• _TASK REQUIREMENTS_: Below are records. Copy every line with "code" in it.

• _PROVIDED DATA_:
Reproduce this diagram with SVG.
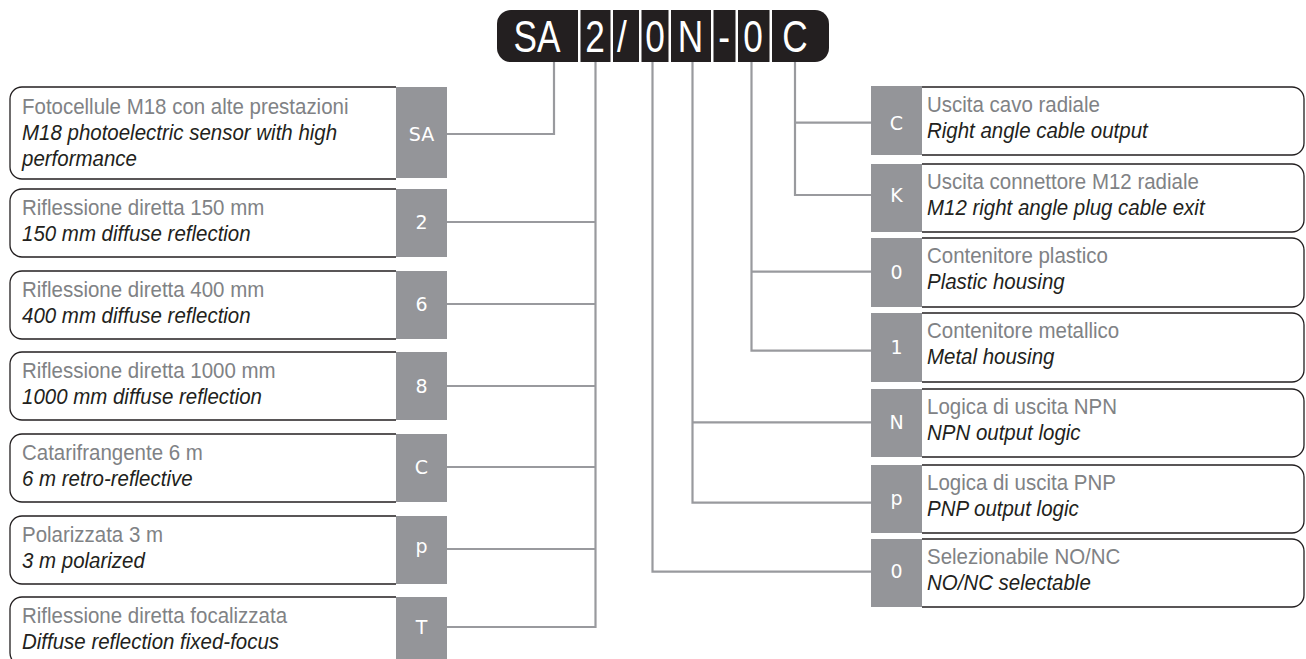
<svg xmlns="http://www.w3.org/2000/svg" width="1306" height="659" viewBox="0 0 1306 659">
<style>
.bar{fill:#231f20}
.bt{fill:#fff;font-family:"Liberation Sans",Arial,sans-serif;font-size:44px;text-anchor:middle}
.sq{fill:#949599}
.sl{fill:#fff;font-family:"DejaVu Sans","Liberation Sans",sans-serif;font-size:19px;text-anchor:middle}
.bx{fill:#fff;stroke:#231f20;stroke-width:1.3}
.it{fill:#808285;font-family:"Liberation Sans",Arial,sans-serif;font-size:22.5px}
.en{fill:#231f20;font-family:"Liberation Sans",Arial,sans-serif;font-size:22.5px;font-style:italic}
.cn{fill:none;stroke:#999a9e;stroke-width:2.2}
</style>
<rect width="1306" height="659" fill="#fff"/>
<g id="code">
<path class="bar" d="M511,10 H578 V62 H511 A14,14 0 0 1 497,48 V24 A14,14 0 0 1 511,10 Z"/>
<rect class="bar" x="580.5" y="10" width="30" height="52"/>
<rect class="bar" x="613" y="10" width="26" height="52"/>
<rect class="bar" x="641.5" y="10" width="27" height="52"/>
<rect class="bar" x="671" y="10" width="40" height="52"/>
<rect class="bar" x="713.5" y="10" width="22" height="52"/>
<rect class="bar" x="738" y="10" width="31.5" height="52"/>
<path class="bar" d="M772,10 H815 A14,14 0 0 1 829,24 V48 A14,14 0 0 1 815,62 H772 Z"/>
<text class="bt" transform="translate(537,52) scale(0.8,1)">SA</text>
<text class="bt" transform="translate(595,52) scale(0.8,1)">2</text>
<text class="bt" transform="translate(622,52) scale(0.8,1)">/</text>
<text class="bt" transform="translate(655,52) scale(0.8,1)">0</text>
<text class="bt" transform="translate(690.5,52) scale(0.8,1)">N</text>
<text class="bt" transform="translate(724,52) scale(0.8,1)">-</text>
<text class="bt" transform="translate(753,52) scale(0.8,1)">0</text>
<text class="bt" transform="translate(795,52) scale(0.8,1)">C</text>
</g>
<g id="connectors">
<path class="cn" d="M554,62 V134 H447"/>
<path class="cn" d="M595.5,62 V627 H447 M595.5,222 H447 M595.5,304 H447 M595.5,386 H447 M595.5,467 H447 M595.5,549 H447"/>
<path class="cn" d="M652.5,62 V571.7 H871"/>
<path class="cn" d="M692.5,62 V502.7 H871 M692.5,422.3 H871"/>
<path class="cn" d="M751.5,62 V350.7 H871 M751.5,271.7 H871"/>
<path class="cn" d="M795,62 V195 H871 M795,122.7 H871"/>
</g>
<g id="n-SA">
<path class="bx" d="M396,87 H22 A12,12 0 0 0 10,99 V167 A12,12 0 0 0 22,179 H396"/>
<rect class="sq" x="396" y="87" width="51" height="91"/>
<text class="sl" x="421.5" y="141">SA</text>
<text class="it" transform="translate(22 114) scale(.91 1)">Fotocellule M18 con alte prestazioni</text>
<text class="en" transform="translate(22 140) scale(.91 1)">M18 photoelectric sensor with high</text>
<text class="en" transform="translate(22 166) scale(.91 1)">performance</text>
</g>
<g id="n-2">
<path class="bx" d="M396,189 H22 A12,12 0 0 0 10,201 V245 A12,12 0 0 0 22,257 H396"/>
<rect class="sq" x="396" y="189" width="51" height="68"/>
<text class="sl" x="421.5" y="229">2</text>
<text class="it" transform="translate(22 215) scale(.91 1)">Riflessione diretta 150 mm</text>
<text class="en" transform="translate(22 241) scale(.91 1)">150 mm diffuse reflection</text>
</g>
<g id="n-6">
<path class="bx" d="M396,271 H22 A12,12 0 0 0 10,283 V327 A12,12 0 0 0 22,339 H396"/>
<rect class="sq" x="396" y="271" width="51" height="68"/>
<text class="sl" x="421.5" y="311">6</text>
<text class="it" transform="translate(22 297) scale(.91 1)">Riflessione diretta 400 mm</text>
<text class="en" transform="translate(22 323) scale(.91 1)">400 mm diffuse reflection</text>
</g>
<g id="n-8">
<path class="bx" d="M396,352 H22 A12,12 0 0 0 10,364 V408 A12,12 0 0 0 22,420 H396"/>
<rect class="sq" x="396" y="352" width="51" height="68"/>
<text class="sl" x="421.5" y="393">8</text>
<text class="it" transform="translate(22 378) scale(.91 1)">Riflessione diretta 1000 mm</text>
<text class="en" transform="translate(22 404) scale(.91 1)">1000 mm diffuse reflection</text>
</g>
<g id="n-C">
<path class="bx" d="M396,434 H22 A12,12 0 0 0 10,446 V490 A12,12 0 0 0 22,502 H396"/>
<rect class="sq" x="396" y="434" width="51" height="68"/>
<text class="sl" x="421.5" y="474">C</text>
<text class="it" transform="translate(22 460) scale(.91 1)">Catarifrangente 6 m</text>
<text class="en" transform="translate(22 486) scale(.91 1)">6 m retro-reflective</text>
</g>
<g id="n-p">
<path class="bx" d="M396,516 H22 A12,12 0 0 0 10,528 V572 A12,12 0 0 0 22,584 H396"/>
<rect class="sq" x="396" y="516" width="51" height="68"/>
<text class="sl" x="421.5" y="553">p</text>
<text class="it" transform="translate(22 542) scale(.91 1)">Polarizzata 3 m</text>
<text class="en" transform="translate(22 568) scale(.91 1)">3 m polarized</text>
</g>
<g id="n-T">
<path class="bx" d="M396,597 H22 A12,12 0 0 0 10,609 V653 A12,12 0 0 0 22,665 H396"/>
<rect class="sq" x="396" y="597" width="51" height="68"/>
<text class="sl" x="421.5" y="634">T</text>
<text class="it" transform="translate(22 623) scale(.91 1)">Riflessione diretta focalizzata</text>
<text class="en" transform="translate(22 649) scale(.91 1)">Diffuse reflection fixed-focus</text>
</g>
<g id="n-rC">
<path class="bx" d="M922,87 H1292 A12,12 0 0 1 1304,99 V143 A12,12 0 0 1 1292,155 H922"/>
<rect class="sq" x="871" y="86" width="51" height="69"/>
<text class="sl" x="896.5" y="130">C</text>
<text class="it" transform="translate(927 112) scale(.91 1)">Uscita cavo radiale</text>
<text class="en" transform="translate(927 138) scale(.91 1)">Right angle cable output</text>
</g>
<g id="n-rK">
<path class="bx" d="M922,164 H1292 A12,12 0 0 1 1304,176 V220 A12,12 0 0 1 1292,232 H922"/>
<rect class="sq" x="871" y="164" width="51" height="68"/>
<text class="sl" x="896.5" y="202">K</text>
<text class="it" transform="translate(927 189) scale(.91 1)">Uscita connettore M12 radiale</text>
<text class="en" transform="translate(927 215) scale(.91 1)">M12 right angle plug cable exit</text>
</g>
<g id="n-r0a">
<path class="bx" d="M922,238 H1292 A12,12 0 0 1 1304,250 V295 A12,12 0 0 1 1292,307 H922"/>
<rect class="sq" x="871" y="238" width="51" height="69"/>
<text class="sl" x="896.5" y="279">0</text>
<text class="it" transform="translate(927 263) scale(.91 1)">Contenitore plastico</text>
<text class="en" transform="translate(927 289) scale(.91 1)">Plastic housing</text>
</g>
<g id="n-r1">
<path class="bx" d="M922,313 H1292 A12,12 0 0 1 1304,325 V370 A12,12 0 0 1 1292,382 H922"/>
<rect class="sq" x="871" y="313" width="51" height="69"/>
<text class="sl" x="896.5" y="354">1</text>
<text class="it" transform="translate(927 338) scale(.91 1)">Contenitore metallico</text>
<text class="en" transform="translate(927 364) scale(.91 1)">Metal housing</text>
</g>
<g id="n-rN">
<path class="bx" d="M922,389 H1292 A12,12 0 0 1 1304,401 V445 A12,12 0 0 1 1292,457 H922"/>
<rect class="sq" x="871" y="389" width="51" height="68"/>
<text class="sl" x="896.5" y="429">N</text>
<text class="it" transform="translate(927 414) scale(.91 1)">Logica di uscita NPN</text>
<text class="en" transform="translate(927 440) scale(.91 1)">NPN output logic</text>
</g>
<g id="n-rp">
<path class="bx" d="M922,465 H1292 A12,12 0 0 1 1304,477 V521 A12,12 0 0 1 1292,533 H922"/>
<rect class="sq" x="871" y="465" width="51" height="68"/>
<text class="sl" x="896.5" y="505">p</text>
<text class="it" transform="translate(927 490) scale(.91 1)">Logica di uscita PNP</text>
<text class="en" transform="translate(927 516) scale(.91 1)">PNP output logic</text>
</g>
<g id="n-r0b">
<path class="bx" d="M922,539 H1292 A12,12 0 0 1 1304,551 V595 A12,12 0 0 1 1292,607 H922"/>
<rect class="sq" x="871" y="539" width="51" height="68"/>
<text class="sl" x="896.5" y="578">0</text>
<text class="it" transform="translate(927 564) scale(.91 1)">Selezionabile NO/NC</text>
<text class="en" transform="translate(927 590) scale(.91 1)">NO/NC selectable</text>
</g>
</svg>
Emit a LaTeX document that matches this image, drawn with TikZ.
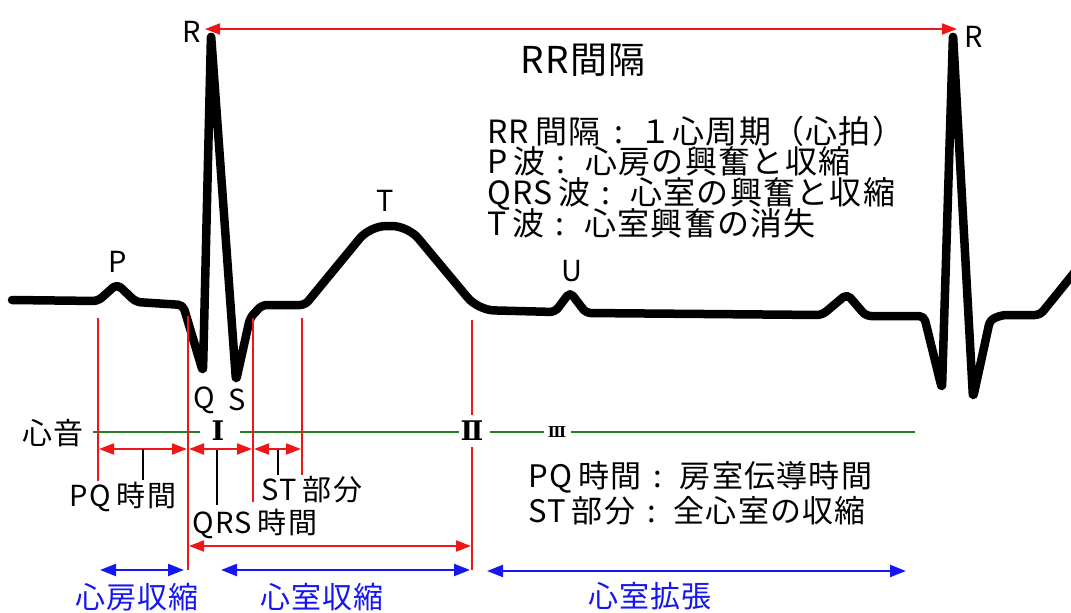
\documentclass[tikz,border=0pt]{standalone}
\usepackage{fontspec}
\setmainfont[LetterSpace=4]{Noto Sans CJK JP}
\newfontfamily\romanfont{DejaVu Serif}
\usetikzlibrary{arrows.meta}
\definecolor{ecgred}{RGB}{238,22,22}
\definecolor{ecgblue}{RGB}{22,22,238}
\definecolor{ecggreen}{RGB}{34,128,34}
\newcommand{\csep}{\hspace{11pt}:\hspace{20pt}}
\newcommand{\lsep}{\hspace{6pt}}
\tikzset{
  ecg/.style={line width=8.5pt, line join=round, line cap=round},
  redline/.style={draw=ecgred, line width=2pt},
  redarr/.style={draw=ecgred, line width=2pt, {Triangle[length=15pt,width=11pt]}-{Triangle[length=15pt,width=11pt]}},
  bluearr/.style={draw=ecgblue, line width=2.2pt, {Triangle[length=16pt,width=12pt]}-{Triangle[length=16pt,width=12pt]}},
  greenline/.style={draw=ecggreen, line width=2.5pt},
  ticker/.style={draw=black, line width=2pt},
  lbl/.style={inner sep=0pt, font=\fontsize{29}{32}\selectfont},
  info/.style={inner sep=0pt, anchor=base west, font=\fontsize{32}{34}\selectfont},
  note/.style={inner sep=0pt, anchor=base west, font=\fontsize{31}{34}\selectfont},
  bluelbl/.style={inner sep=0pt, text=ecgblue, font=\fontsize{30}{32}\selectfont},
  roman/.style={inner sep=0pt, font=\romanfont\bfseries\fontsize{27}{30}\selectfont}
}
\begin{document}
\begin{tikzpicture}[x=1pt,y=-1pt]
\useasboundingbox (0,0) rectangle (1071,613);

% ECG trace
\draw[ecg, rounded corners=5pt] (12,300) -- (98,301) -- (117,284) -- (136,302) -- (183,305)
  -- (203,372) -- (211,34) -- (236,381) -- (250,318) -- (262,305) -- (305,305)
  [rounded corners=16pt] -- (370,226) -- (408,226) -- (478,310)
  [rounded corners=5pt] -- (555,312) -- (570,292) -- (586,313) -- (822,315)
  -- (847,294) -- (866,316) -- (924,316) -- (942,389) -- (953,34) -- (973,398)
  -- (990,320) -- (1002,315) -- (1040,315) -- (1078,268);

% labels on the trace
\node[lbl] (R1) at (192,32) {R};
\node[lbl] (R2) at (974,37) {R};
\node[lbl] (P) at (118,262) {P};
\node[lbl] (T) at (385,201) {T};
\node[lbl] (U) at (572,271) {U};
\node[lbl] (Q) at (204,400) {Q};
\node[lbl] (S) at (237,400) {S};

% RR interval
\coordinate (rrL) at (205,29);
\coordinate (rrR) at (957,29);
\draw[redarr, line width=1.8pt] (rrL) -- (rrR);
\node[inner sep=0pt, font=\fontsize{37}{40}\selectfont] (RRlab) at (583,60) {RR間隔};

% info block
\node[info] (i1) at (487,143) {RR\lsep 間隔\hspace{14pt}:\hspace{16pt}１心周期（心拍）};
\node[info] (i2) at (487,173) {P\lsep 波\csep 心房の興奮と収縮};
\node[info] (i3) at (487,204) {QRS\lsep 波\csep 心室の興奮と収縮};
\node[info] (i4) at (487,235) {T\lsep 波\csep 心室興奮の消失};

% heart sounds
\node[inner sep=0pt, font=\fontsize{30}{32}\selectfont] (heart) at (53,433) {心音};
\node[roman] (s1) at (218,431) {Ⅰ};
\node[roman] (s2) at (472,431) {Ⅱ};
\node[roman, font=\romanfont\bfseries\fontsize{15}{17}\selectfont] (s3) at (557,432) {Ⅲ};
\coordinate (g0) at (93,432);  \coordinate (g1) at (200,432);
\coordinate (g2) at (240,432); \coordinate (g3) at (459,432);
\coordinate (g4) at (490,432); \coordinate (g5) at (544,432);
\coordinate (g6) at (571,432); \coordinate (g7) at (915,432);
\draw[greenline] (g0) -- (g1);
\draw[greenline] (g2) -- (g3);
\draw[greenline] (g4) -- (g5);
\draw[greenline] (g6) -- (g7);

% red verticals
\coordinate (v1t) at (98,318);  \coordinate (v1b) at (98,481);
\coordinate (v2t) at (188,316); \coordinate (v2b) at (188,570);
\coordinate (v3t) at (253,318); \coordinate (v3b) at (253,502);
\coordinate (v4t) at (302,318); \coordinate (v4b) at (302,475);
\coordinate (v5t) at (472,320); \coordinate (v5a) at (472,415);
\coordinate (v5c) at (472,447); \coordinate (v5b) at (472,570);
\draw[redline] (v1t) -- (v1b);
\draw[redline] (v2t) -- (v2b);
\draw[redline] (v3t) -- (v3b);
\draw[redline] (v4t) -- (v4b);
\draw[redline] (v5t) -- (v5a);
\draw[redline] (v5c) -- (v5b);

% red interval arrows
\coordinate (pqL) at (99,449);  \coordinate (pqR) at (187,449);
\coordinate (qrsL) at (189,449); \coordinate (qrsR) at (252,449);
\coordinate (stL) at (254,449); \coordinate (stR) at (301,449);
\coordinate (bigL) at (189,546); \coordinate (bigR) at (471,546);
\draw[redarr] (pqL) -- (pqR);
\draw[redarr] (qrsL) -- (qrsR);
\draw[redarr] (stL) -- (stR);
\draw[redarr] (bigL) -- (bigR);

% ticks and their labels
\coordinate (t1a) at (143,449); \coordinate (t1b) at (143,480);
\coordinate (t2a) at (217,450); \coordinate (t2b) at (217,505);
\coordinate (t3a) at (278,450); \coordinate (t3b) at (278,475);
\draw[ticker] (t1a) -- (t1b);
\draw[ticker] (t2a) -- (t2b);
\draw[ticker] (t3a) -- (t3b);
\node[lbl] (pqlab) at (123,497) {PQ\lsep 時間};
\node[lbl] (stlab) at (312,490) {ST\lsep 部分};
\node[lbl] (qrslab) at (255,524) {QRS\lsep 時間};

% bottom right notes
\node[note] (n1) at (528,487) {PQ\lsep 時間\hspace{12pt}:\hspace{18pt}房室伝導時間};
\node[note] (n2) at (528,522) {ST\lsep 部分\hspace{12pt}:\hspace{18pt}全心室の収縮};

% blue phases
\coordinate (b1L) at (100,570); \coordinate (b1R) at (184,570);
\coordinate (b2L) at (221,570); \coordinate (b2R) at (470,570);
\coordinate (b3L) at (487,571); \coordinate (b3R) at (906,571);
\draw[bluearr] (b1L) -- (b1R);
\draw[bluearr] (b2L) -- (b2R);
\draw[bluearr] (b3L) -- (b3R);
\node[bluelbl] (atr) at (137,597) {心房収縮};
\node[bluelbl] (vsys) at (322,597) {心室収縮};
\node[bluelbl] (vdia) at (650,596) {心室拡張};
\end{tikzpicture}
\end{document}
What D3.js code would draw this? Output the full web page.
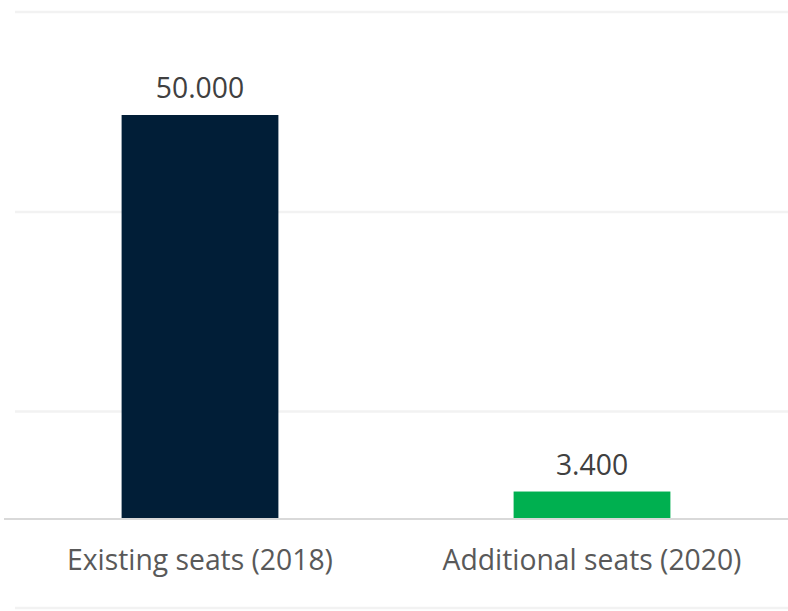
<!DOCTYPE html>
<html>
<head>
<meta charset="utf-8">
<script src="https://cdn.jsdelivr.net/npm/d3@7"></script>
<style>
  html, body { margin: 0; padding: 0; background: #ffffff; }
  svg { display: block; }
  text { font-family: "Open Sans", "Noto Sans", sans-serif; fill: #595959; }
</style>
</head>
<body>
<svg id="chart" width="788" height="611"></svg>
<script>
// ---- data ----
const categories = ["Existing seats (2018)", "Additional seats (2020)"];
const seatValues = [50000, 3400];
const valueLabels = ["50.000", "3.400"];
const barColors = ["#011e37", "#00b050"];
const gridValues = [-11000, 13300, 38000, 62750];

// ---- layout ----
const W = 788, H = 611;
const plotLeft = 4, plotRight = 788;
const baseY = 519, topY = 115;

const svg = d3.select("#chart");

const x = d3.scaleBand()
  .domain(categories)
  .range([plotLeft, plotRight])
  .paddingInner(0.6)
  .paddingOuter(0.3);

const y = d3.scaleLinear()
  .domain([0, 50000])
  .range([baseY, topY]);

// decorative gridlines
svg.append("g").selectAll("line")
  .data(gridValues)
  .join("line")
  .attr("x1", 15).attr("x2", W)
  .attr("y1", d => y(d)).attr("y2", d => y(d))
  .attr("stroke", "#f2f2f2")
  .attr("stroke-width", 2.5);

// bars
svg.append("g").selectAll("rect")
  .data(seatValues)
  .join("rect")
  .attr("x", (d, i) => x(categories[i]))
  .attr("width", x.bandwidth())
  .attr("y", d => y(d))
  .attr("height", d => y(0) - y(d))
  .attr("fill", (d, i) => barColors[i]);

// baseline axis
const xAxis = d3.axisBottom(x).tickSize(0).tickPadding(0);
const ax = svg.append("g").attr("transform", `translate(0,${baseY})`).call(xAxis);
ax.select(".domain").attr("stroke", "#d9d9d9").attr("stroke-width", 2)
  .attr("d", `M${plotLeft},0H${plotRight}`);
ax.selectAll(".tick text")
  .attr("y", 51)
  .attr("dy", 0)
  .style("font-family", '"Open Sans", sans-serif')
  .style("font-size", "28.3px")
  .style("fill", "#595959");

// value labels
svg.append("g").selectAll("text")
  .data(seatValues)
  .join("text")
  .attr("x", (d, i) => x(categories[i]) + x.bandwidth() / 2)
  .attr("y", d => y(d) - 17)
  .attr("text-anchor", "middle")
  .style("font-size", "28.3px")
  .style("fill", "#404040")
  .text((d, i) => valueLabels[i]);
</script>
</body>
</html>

• _TASK RESPONSE_:
<g id="code">
What D3.js code would draw this? Output the full web page.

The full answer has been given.